Australia is expected to have a relatively constant number of people of working age over the next forty years, but the number of those at retirement age will grow by about 3.8 million. The proportion of those in retirement to those in the workforce is growing.
Interestingly enough, the Intergenerational Report identifies another huge cost pressure that will grow over the next forty years in addition to the ageing of the population. This is the cost arising from health spending, particularly on the Pharmaceutical Benefits Scheme, which is driven by the development of new technology and treatments. Whilst it is true that older people draw-down much more heavily on medical services and pharmaceutical benefits, even without the ageing of the population, the draw-down on pharmaceutical benefits would increase quite substantially. This is the result of scientific discoveries. These produce new treatments by the day, at high cost, which have to be subsidised by taxpayers if they are to be available to all those wanting treatment.

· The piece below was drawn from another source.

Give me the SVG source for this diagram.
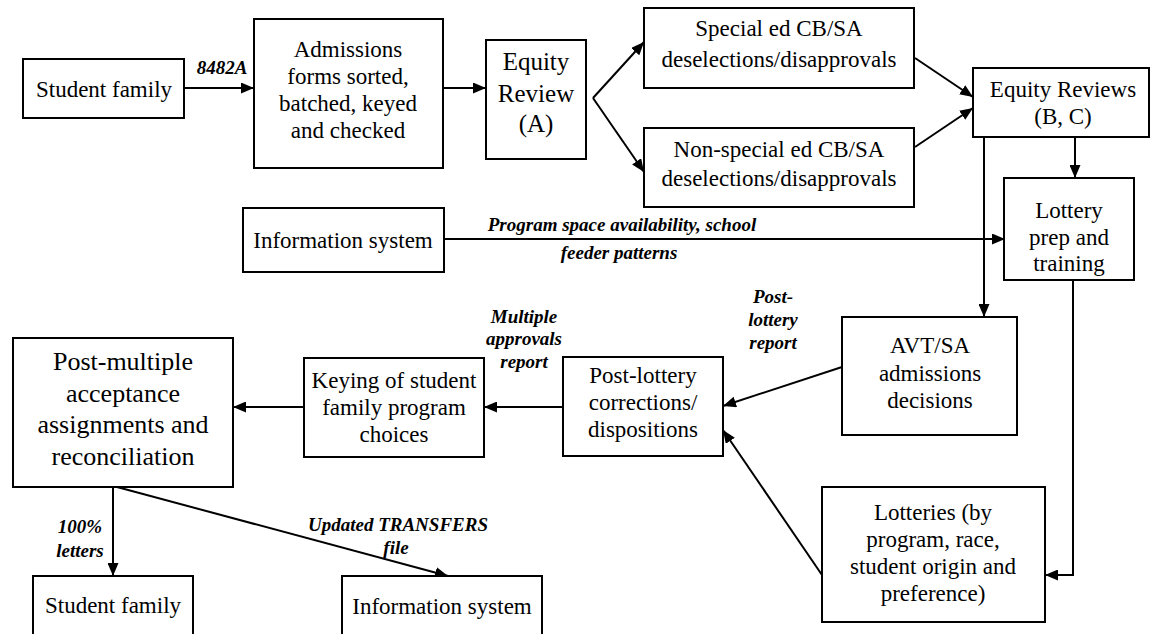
<svg xmlns="http://www.w3.org/2000/svg" width="1150" height="634" viewBox="0 0 1150 634">
<style>
.box{fill:#fff;stroke:#000;stroke-width:2}
.t{font-family:'Liberation Serif','Times New Roman','DejaVu Serif',serif;font-size:23px;fill:#000;text-anchor:middle}
.lbl{font-family:'Liberation Serif','Times New Roman','DejaVu Serif',serif;font-size:19px;font-style:italic;font-weight:bold;fill:#000;text-anchor:middle}
.c{fill:none;stroke:#000;stroke-width:2}
</style>
<defs>
<marker id="ah" markerUnits="userSpaceOnUse" markerWidth="13" markerHeight="11" refX="13" refY="5.5" orient="auto">
<path d="M0,0 L13,5.5 L0,11 z" fill="#000"/>
</marker>
</defs>
<rect width="1150" height="634" fill="#fff"/>

<g id="connectors">
<line class="c" x1="184" y1="88" x2="254" y2="88" marker-end="url(#ah)"/>
<text class="lbl" x="222" y="74">8482A</text>
<line class="c" x1="443" y1="88" x2="486" y2="88" marker-end="url(#ah)"/>
<line class="c" x1="593" y1="98" x2="644" y2="42" marker-end="url(#ah)"/>
<line class="c" x1="593" y1="98" x2="644" y2="172" marker-end="url(#ah)"/>
<line class="c" x1="915" y1="58" x2="973" y2="97" marker-end="url(#ah)"/>
<line class="c" x1="915" y1="147" x2="973" y2="108" marker-end="url(#ah)"/>
<line class="c" x1="1075" y1="137" x2="1075" y2="178" marker-end="url(#ah)"/>
<line class="c" x1="984" y1="137" x2="984" y2="317" marker-end="url(#ah)"/>
<line class="c" x1="444" y1="239" x2="1005" y2="239" marker-end="url(#ah)"/>
<text class="lbl" x="622" y="231">Program space availability, school</text>
<text class="lbl" x="619" y="259">feeder patterns</text>
<polyline class="c" points="1073,280 1073,575 1045,575" marker-end="url(#ah)"/>
<line class="c" x1="842" y1="367" x2="723" y2="406" marker-end="url(#ah)"/>
<text class="lbl" x="773" y="303">Post-</text>
<text class="lbl" x="773" y="326">lottery</text>
<text class="lbl" x="773" y="349">report</text>
<line class="c" x1="822" y1="575" x2="723" y2="430" marker-end="url(#ah)"/>
<line class="c" x1="563" y1="407" x2="484" y2="407" marker-end="url(#ah)"/>
<text class="lbl" x="524" y="323">Multiple</text>
<text class="lbl" x="524" y="345">approvals</text>
<text class="lbl" x="524" y="368">report</text>
<line class="c" x1="304" y1="407" x2="233" y2="407" marker-end="url(#ah)"/>
<line class="c" x1="113" y1="487" x2="113" y2="576" marker-end="url(#ah)"/>
<text class="lbl" x="80" y="533">100%</text>
<text class="lbl" x="80" y="557">letters</text>
<line class="c" x1="117" y1="487" x2="448" y2="576" marker-end="url(#ah)"/>
<text class="lbl" x="398" y="531">Updated TRANSFERS</text>
<text class="lbl" x="396" y="554">file</text>
</g>

<g id="student-family-top">
<rect class="box" x="23" y="59" width="161" height="59"/>
<text class="t" x="104" y="97">Student family</text>
</g>
<g id="admissions">
<rect class="box" x="254" y="19" width="189" height="149"/>
<text class="t" x="348" y="57">Admissions</text>
<text class="t" x="348" y="84">forms sorted,</text>
<text class="t" x="348" y="111">batched, keyed</text>
<text class="t" x="348" y="138">and checked</text>
</g>
<g id="equity-a">
<rect class="box" x="486" y="40" width="100" height="119"/>
<text class="t" x="536" y="70" style="font-size:25px">Equity</text>
<text class="t" x="536" y="102" style="font-size:25px">Review</text>
<text class="t" x="536" y="132" style="font-size:25px">(A)</text>
</g>
<g id="special-ed">
<rect class="box" x="644" y="8" width="270" height="80"/>
<text class="t" x="779" y="36">Special ed CB/SA</text>
<text class="t" x="779" y="67">deselections/disapprovals</text>
</g>
<g id="non-special-ed">
<rect class="box" x="644" y="128" width="270" height="79"/>
<text class="t" x="779" y="157">Non-special ed CB/SA</text>
<text class="t" x="779" y="186">deselections/disapprovals</text>
</g>
<g id="equity-bc">
<rect class="box" x="973" y="68" width="176" height="69"/>
<text class="t" x="1063" y="97">Equity Reviews</text>
<text class="t" x="1063" y="124">(B, C)</text>
</g>
<g id="lottery-prep">
<rect class="box" x="1004" y="178" width="130" height="102"/>
<text class="t" x="1069" y="218">Lottery</text>
<text class="t" x="1069" y="245">prep and</text>
<text class="t" x="1069" y="271">training</text>
</g>
<g id="info-system-mid">
<rect class="box" x="243" y="208" width="201" height="64"/>
<text class="t" x="343" y="248">Information system</text>
</g>
<g id="avt-sa">
<rect class="box" x="842" y="317" width="175" height="118"/>
<text class="t" x="930" y="353">AVT/SA</text>
<text class="t" x="930" y="381">admissions</text>
<text class="t" x="930" y="408">decisions</text>
</g>
<g id="post-lottery">
<rect class="box" x="563" y="357" width="160" height="99"/>
<text class="t" x="643" y="383">Post-lottery</text>
<text class="t" x="643" y="410">corrections/</text>
<text class="t" x="643" y="437">dispositions</text>
</g>
<g id="keying">
<rect class="box" x="304" y="358" width="180" height="99"/>
<text class="t" x="394" y="388">Keying of student</text>
<text class="t" x="394" y="415">family program</text>
<text class="t" x="394" y="442">choices</text>
</g>
<g id="post-multiple">
<rect class="box" x="13" y="338" width="220" height="149"/>
<text class="t" x="123" y="370" style="font-size:26px">Post-multiple</text>
<text class="t" x="123" y="402" style="font-size:26px">acceptance</text>
<text class="t" x="123" y="433" style="font-size:26px">assignments and</text>
<text class="t" x="123" y="465" style="font-size:26px">reconciliation</text>
</g>
<g id="lotteries">
<rect class="box" x="822" y="487" width="223" height="135"/>
<text class="t" x="933" y="520">Lotteries (by</text>
<text class="t" x="933" y="547">program, race,</text>
<text class="t" x="933" y="574">student origin and</text>
<text class="t" x="933" y="601">preference)</text>
</g>
<g id="student-family-bottom">
<rect class="box" x="33" y="576" width="160" height="70"/>
<text class="t" x="113" y="613">Student family</text>
</g>
<g id="info-system-bottom">
<rect class="box" x="342" y="576" width="200" height="70"/>
<text class="t" x="442" y="614">Information system</text>
</g>
</svg>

Why is the population "ageing" in this proportionate sense? Two factors are at work here. The first is that people are living longer because of improvements in standards of living and medical care. The other is that birth rates are declining. A lot of interest has focussed on the declining birth rate recently.
The Intergenerational Report shows the fertility rate in Australia over the last 30 years.
Chart 1: Australia’s historical total fertility rate
The total fertility rate represents the number of children a woman would bear during her lifetime if she experienced the current age-specific fertility rates at each age of her reproductive life. Age-specific fertility rates are equal to the average number of children born to a woman of a particular age in one year.
One response to this decline in the fertility rate has been the suggestion that the Government should fund a system of universal maternity leave.
There are arguments for and against a system of universal maternity leave. It is not the purpose of this article to consider those. The purpose of this article is to suggest that paid maternity leave is not a fertility policy.